* _PROVIDED MATERIAL_:
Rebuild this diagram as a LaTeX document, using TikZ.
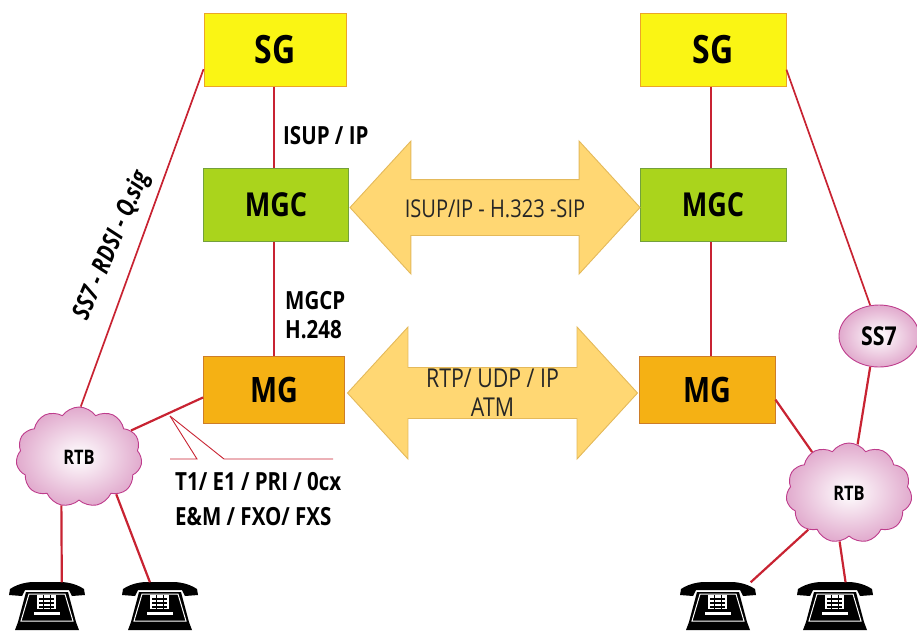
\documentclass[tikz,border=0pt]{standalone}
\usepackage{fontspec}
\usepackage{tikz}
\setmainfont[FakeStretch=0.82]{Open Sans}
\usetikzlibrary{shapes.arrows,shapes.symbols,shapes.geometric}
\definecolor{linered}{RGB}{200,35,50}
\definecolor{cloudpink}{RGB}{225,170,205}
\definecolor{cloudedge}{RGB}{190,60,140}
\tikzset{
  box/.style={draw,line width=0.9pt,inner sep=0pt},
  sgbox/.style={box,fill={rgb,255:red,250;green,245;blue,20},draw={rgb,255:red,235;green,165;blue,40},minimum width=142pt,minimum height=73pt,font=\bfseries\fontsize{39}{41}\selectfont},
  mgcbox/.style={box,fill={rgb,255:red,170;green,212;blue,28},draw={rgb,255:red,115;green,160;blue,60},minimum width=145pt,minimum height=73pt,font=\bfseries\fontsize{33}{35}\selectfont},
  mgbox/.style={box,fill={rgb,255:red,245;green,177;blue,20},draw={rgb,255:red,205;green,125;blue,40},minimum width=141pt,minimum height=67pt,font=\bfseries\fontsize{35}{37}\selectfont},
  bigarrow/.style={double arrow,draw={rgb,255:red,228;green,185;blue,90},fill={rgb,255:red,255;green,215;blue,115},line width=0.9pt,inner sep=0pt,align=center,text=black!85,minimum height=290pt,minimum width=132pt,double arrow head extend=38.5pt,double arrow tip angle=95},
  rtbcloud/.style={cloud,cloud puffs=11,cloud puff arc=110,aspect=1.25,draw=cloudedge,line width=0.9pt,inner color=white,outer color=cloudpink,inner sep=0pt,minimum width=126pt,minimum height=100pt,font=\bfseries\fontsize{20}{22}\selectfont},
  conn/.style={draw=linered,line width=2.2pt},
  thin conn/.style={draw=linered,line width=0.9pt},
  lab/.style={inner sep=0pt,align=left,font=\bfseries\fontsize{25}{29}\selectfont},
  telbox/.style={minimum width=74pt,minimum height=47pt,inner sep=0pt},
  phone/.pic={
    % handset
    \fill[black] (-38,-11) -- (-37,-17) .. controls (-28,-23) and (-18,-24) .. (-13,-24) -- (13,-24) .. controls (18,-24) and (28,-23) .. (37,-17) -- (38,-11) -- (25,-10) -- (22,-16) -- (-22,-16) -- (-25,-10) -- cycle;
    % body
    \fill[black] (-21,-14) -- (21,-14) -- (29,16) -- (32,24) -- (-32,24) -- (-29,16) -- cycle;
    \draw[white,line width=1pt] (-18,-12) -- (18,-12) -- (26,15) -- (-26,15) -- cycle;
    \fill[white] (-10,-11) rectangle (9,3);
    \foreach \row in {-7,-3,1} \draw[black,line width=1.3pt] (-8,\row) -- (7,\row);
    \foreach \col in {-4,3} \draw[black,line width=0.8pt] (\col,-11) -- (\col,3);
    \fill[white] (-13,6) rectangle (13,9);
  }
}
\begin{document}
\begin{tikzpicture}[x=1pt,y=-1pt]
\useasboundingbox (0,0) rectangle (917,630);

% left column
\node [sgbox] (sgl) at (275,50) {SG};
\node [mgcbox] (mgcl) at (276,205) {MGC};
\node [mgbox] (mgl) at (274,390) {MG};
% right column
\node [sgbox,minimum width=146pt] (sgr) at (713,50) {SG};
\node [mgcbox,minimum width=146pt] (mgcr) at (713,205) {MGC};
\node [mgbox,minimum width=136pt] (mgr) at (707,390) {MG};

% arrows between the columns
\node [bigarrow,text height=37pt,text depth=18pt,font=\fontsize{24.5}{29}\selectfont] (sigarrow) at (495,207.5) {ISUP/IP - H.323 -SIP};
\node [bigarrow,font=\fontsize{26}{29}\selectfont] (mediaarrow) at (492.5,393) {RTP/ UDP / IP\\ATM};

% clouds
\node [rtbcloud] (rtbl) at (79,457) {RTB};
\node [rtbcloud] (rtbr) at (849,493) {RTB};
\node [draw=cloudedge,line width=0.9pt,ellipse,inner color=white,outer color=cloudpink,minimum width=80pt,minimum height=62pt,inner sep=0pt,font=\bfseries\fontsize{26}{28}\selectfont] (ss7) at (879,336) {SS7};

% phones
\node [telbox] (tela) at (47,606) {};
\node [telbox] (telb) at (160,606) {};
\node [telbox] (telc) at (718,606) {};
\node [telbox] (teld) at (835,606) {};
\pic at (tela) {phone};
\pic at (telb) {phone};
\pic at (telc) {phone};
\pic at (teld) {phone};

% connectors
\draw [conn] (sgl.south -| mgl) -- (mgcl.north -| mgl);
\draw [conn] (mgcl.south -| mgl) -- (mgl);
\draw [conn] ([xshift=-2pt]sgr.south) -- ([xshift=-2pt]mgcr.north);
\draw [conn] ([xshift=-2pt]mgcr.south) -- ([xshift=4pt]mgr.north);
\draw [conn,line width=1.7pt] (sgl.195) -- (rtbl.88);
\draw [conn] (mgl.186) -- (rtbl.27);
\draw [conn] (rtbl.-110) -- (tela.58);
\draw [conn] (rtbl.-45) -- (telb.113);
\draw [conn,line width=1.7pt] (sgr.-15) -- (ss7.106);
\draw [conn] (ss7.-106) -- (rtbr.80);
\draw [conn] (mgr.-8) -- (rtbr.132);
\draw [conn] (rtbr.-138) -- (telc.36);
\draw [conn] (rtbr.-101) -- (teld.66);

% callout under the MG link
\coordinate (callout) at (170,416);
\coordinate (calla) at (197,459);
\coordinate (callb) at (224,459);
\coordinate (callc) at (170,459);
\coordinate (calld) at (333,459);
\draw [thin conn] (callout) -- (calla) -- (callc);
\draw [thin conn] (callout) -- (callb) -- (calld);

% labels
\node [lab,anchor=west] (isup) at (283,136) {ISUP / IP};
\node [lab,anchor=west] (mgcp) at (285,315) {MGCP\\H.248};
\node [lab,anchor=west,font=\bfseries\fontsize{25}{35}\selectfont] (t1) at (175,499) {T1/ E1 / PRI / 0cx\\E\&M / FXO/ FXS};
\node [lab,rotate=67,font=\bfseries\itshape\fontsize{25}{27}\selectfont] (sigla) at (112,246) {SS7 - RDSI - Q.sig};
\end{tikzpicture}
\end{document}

* _TASK DIRECTIONS_: Reproduce the full material exactly, excluding the pictures.

* _EXERCISE OUTPUT_:
Rebuild this diagram as a LaTeX document, using TikZ.
\documentclass[tikz,border=0pt]{standalone}
\usepackage{fontspec}
\usepackage{tikz}
\setmainfont[FakeStretch=0.82]{Open Sans}
\usetikzlibrary{shapes.arrows,shapes.symbols,shapes.geometric}
\definecolor{linered}{RGB}{200,35,50}
\definecolor{cloudpink}{RGB}{225,170,205}
\definecolor{cloudedge}{RGB}{190,60,140}
\tikzset{
  box/.style={draw,line width=0.9pt,inner sep=0pt},
  sgbox/.style={box,fill={rgb,255:red,250;green,245;blue,20},draw={rgb,255:red,235;green,165;blue,40},minimum width=142pt,minimum height=73pt,font=\bfseries\fontsize{39}{41}\selectfont},
  mgcbox/.style={box,fill={rgb,255:red,170;green,212;blue,28},draw={rgb,255:red,115;green,160;blue,60},minimum width=145pt,minimum height=73pt,font=\bfseries\fontsize{33}{35}\selectfont},
  mgbox/.style={box,fill={rgb,255:red,245;green,177;blue,20},draw={rgb,255:red,205;green,125;blue,40},minimum width=141pt,minimum height=67pt,font=\bfseries\fontsize{35}{37}\selectfont},
  bigarrow/.style={double arrow,draw={rgb,255:red,228;green,185;blue,90},fill={rgb,255:red,255;green,215;blue,115},line width=0.9pt,inner sep=0pt,align=center,text=black!85,minimum height=290pt,minimum width=132pt,double arrow head extend=38.5pt,double arrow tip angle=95},
  rtbcloud/.style={cloud,cloud puffs=11,cloud puff arc=110,aspect=1.25,draw=cloudedge,line width=0.9pt,inner color=white,outer color=cloudpink,inner sep=0pt,minimum width=126pt,minimum height=100pt,font=\bfseries\fontsize{20}{22}\selectfont},
  conn/.style={draw=linered,line width=2.2pt},
  thin conn/.style={draw=linered,line width=0.9pt},
  lab/.style={inner sep=0pt,align=left,font=\bfseries\fontsize{25}{29}\selectfont},
  telbox/.style={minimum width=74pt,minimum height=47pt,inner sep=0pt},
  phone/.pic={
    % handset
    \fill[black] (-38,-11) -- (-37,-17) .. controls (-28,-23) and (-18,-24) .. (-13,-24) -- (13,-24) .. controls (18,-24) and (28,-23) .. (37,-17) -- (38,-11) -- (25,-10) -- (22,-16) -- (-22,-16) -- (-25,-10) -- cycle;
    % body
    \fill[black] (-21,-14) -- (21,-14) -- (29,16) -- (32,24) -- (-32,24) -- (-29,16) -- cycle;
    \draw[white,line width=1pt] (-18,-12) -- (18,-12) -- (26,15) -- (-26,15) -- cycle;
    \fill[white] (-10,-11) rectangle (9,3);
    \foreach \row in {-7,-3,1} \draw[black,line width=1.3pt] (-8,\row) -- (7,\row);
    \foreach \col in {-4,3} \draw[black,line width=0.8pt] (\col,-11) -- (\col,3);
    \fill[white] (-13,6) rectangle (13,9);
  }
}
\begin{document}
\begin{tikzpicture}[x=1pt,y=-1pt]
\useasboundingbox (0,0) rectangle (917,630);

% left column
\node [sgbox] (sgl) at (275,50) {SG};
\node [mgcbox] (mgcl) at (276,205) {MGC};
\node [mgbox] (mgl) at (274,390) {MG};
% right column
\node [sgbox,minimum width=146pt] (sgr) at (713,50) {SG};
\node [mgcbox,minimum width=146pt] (mgcr) at (713,205) {MGC};
\node [mgbox,minimum width=136pt] (mgr) at (707,390) {MG};

% arrows between the columns
\node [bigarrow,text height=37pt,text depth=18pt,font=\fontsize{24.5}{29}\selectfont] (sigarrow) at (495,207.5) {ISUP/IP - H.323 -SIP};
\node [bigarrow,font=\fontsize{26}{29}\selectfont] (mediaarrow) at (492.5,393) {RTP/ UDP / IP\\ATM};

% clouds
\node [rtbcloud] (rtbl) at (79,457) {RTB};
\node [rtbcloud] (rtbr) at (849,493) {RTB};
\node [draw=cloudedge,line width=0.9pt,ellipse,inner color=white,outer color=cloudpink,minimum width=80pt,minimum height=62pt,inner sep=0pt,font=\bfseries\fontsize{26}{28}\selectfont] (ss7) at (879,336) {SS7};

% phones
\node [telbox] (tela) at (47,606) {};
\node [telbox] (telb) at (160,606) {};
\node [telbox] (telc) at (718,606) {};
\node [telbox] (teld) at (835,606) {};
\pic at (tela) {phone};
\pic at (telb) {phone};
\pic at (telc) {phone};
\pic at (teld) {phone};

% connectors
\draw [conn] (sgl.south -| mgl) -- (mgcl.north -| mgl);
\draw [conn] (mgcl.south -| mgl) -- (mgl);
\draw [conn] ([xshift=-2pt]sgr.south) -- ([xshift=-2pt]mgcr.north);
\draw [conn] ([xshift=-2pt]mgcr.south) -- ([xshift=4pt]mgr.north);
\draw [conn,line width=1.7pt] (sgl.195) -- (rtbl.88);
\draw [conn] (mgl.186) -- (rtbl.27);
\draw [conn] (rtbl.-110) -- (tela.58);
\draw [conn] (rtbl.-45) -- (telb.113);
\draw [conn,line width=1.7pt] (sgr.-15) -- (ss7.106);
\draw [conn] (ss7.-106) -- (rtbr.80);
\draw [conn] (mgr.-8) -- (rtbr.132);
\draw [conn] (rtbr.-138) -- (telc.36);
\draw [conn] (rtbr.-101) -- (teld.66);

% callout under the MG link
\coordinate (callout) at (170,416);
\coordinate (calla) at (197,459);
\coordinate (callb) at (224,459);
\coordinate (callc) at (170,459);
\coordinate (calld) at (333,459);
\draw [thin conn] (callout) -- (calla) -- (callc);
\draw [thin conn] (callout) -- (callb) -- (calld);

% labels
\node [lab,anchor=west] (isup) at (283,136) {ISUP / IP};
\node [lab,anchor=west] (mgcp) at (285,315) {MGCP\\H.248};
\node [lab,anchor=west,font=\bfseries\fontsize{25}{35}\selectfont] (t1) at (175,499) {T1/ E1 / PRI / 0cx\\E\&M / FXO/ FXS};
\node [lab,rotate=67,font=\bfseries\itshape\fontsize{25}{27}\selectfont] (sigla) at (112,246) {SS7 - RDSI - Q.sig};
\end{tikzpicture}
\end{document}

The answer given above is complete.